Posts Tagged ‘It Must Be Heaven’

CFRA IN OTTAWA: THE BILL CARROLL MORNING SHOW MOVIE REVIEWS!

Richard sits in on the CFRA Ottawa morning show with host Bill Carroll to talk the new movies coming to VOD and streaming services including the new Spike Lee joint “Da 5 Bloods,” the Pete Davidson semi-autobiographical story “The King of Staten Island,” the absurdist dramedy “It Must Be Heaven” and the latest from Disney+ “Artemis Fowl.”

Listen to the whole thing HERE!

IT MUST BE HEAVEN: 3 ½ STARS. “unique movie that revels in its absurdity.”

Palestinian actor/director Elia Suleiman has made a career of exploring his national identity. In his new film, “It Must Be Heaven,” he continues on that trajectory by visiting New York and Paris. In one scene Suleiman, starring as a character known as ES, pitches the very movie we’re watching to a Parisian film producer (Vincent Maraval) who rejects the idea with a scoff. “It’s not Palestinian enough,” he says. “It could take place anywhere, even here,” which, as it turns out, is the entire idea behind the story.

ES is a deadpan, mostly silent Mr-Bean-by-way-of-Charlie-Chaplin character who lives in Nazareth. He’s the star of a series of vignettes, each featuring slice-of-life situations. A neighbour steals lemons from the tree in his yard. “Don’t think I’m stealing,” the man says. “I knocked on the door, but nobody was there.” In New York he encounters heavily armed people in a Brooklyn grocery store—complete with ammo belts spilling out of baby carriages—and while in Paris there’s a sparrow who flies through his Paris window and hops on his keyboard as he tries to write.
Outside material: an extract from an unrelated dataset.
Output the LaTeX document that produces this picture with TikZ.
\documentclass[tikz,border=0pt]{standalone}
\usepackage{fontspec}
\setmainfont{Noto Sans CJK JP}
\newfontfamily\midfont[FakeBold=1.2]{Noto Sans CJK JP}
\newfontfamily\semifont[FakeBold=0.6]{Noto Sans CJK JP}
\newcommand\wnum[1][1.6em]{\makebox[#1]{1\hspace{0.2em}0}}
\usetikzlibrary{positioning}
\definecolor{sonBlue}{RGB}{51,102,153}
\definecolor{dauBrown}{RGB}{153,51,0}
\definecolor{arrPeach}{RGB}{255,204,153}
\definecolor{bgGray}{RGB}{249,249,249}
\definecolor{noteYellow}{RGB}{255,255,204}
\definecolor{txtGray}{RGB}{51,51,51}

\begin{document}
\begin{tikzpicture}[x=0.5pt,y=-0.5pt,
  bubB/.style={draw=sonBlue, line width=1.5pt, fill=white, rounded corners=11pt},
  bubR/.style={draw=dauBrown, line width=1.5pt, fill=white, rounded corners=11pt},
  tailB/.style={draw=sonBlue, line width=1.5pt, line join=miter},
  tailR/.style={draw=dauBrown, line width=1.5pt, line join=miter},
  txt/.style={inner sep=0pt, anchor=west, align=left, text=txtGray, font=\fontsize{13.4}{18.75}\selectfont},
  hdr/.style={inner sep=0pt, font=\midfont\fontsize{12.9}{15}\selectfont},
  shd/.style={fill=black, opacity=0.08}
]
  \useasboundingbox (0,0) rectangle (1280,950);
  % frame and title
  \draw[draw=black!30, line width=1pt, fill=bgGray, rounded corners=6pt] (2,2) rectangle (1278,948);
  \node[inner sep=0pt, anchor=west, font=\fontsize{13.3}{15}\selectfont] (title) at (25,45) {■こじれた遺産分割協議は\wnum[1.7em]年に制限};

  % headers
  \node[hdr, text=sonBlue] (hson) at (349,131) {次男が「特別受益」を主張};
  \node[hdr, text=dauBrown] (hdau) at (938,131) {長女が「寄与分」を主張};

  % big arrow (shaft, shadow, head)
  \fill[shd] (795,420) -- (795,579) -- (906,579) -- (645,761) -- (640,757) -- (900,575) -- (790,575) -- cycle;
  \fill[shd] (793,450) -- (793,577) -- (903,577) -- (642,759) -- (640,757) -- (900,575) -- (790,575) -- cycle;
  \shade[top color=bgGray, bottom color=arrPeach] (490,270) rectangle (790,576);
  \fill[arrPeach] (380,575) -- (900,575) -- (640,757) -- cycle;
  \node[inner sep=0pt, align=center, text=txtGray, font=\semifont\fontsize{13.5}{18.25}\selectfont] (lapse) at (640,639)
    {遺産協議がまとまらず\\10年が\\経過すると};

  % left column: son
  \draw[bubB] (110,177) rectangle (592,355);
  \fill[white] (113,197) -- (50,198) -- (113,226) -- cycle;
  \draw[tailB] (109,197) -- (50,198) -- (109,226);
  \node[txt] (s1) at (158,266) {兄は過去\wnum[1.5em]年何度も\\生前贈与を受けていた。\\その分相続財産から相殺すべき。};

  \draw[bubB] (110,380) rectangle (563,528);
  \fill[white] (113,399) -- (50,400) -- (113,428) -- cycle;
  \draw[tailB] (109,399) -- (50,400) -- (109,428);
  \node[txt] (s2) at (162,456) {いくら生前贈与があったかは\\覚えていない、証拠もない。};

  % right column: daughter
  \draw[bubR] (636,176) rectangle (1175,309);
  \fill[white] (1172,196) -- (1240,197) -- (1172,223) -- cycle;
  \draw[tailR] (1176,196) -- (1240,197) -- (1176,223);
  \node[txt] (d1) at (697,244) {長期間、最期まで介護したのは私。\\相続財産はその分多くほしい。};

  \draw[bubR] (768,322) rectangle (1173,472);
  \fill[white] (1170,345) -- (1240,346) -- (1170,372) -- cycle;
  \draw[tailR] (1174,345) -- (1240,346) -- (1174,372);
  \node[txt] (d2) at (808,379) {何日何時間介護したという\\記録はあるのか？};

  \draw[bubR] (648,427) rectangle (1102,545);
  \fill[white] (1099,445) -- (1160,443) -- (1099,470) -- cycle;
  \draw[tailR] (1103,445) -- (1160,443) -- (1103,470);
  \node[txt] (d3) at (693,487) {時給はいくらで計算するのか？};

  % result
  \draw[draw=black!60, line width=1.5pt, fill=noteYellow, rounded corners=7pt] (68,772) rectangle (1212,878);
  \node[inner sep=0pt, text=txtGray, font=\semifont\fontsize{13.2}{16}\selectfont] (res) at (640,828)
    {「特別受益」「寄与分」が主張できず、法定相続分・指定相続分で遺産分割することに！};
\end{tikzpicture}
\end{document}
Each disconnected story fragment uses surreal humour as an allegory to illuminate the politics and conflicts of his home but the further he travels the more he realizes that the ills of his homeland are universal ailments, not specific to his home.

“It Must Be Heaven” is a finely crafted, unique movie that revels in its absurdity. Suleiman is a keen observer, both as a director and the film’s star. He spends a great deal of the movie watching the action around him, inviting us, as the viewer, to watch and learn with him. He welcomes us to observe and decode the situations with him, gently easing us into his new, expanded world view.